Three of the Judicial Council decisions were from the 2019 Michigan Annual Conference — two rulings by Bishop David Alan Bard and a request for a declaratory decision, all connected to the denomination’s position on sexuality issues.
In Decision 1404, the Judicial Council agreed the bishop was correct in affirming the legality of a resolution about examining and recommending clergy candidates “without regard to their sexual orientation or gender identity.”
But the top court found that the concluding statement in Bard’s decision of law that the bishop “must ascertain and discern” whether approved clergy candidates are eligible for commissioning and ordination violates the constitutional authority of the annual conference clergy session. The Judicial Council found that part of the decision null and void and reversed it.
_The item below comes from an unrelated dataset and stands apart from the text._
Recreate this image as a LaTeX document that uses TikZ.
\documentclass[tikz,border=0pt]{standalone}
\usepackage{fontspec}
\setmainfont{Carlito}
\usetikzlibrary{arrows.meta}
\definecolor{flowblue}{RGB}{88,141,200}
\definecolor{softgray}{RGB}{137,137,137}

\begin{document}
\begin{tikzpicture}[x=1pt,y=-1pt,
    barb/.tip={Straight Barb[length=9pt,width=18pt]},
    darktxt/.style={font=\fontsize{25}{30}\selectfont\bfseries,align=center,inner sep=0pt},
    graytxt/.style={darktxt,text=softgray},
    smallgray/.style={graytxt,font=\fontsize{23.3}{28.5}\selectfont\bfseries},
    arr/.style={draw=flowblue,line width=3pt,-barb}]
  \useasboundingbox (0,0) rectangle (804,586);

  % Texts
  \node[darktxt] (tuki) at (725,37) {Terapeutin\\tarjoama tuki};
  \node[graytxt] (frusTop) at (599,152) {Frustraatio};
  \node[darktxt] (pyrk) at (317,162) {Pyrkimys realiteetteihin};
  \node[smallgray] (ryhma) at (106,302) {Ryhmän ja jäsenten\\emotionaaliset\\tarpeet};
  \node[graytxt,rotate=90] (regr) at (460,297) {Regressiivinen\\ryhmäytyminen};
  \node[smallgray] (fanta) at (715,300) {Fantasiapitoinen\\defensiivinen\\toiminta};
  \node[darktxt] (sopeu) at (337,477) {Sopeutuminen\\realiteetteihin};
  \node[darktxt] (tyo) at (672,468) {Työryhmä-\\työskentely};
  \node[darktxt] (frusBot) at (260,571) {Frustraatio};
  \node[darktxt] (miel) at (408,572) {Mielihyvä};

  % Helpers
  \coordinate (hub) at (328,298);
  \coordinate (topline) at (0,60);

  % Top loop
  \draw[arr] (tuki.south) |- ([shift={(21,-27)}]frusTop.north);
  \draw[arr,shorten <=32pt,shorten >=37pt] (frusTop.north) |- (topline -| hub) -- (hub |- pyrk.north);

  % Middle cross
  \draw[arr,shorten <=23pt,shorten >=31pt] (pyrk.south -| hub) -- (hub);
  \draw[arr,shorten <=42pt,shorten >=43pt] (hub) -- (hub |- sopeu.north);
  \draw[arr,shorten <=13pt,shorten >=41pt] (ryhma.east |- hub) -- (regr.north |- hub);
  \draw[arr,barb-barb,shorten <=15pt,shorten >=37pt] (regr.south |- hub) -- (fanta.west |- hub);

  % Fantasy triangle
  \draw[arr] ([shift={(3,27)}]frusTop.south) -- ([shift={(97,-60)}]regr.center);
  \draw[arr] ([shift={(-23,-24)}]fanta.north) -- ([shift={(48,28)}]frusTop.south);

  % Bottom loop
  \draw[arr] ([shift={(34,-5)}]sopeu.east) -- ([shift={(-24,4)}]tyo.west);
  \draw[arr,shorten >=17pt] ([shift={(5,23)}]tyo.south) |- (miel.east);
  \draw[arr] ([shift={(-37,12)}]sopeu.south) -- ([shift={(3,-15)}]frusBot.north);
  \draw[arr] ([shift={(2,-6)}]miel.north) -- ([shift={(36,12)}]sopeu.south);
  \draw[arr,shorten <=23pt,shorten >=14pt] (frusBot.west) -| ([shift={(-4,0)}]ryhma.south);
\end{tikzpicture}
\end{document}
The bishop also ruled that a resolution about how the Michigan Conference “aspires to live” into an expression of Methodism “that includes LGBTQIA people in the full life and membership” of the denomination was indeed, aspirational, and did not violate church law.
The Judicial Council affirmed part of that ruling in Decision 1406, but said it did not affirm “the portion of the resolution that states that the annual conference is not to provide resources for investigations and church law.”
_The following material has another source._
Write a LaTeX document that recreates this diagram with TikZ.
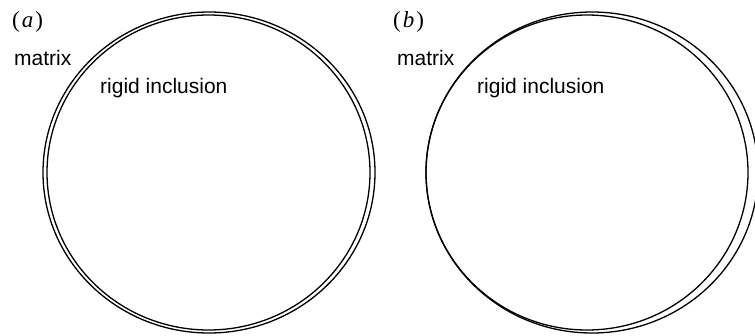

In response to the request from the Michigan Conference for a decision on the powers of General Conference, Judicial Council confirmed in Decision 1402 that General Conference “acted within its constitutional authority in prohibiting our ministers from participating in ceremonies celebrating homosexual unions and in making the performance of those ceremonies a chargeable offense.”
Reviewing the decisions of the Judicial Council, Bishop Bard said, “The rulings on the matters coming from the Michigan Conference will have little impact on the ongoing ministry of our conference and our churches. The declaratory decision on the authority of General Conference was not surprising.” Bard continued, “As this was my first experience as bishop submitting materials to the Judicial Council, I was pleased to have the majority of both my rulings of law affirmed by the Council.” He called the court’s statement of support for the Michigan Conference Board of Ordained Ministry, passed by the 2019 clergy session, “an affirmation of the work of the Board.” Bard then added, “The aspirational statement approved by the 2019 Annual Conference stands as a statement of direction for the annual conference as we move into the future.”
In Decision 1410, the Judicial Council upheld a ruling of law by Bishop Elaine J.W. Stanovsky made during a special session of the Alaska United Methodist Missionary Conference on Feb. 22, 2020.
In that session, the Alaska delegates adopted a petition asking the 2020 General Conference, then scheduled to start May 5, to discontinue its missionary conference status and instead make it a missionary district within an annual conference. When technical questions arose regarding the timing of the petition and taking action through a special session of an annual conference, the bishop ruled the petition was in proper order.
The Judicial Council found that Stanovsky’s decision of law “was correct at the time it was tendered.” Citing the continued postponement of General Conference due to the pandemic and an acknowledgment to the Judicial Council by the secretary of the General Conference that the Alaska petition has been received and found valid, the court ruled the case to be resolved and moot.
In other actions, the Judicial Council:
• Responded to the Baltimore-Washington Conference, in Decision 1403, that annual conferences do not have the authority to adopt rules governing delegates to general, jurisdictional or central conferences that mandate attendance at delegation meetings.
• Reversed a decision by Mississippi Conference Bishop James E. Swanson, in Decision 1405, regarding lay membership requirements for lay delegates to general, jurisdictional or central conferences.
• Declined a request for reconsideration, in Memorandum 1400, of its previous ruling in Decision 1384.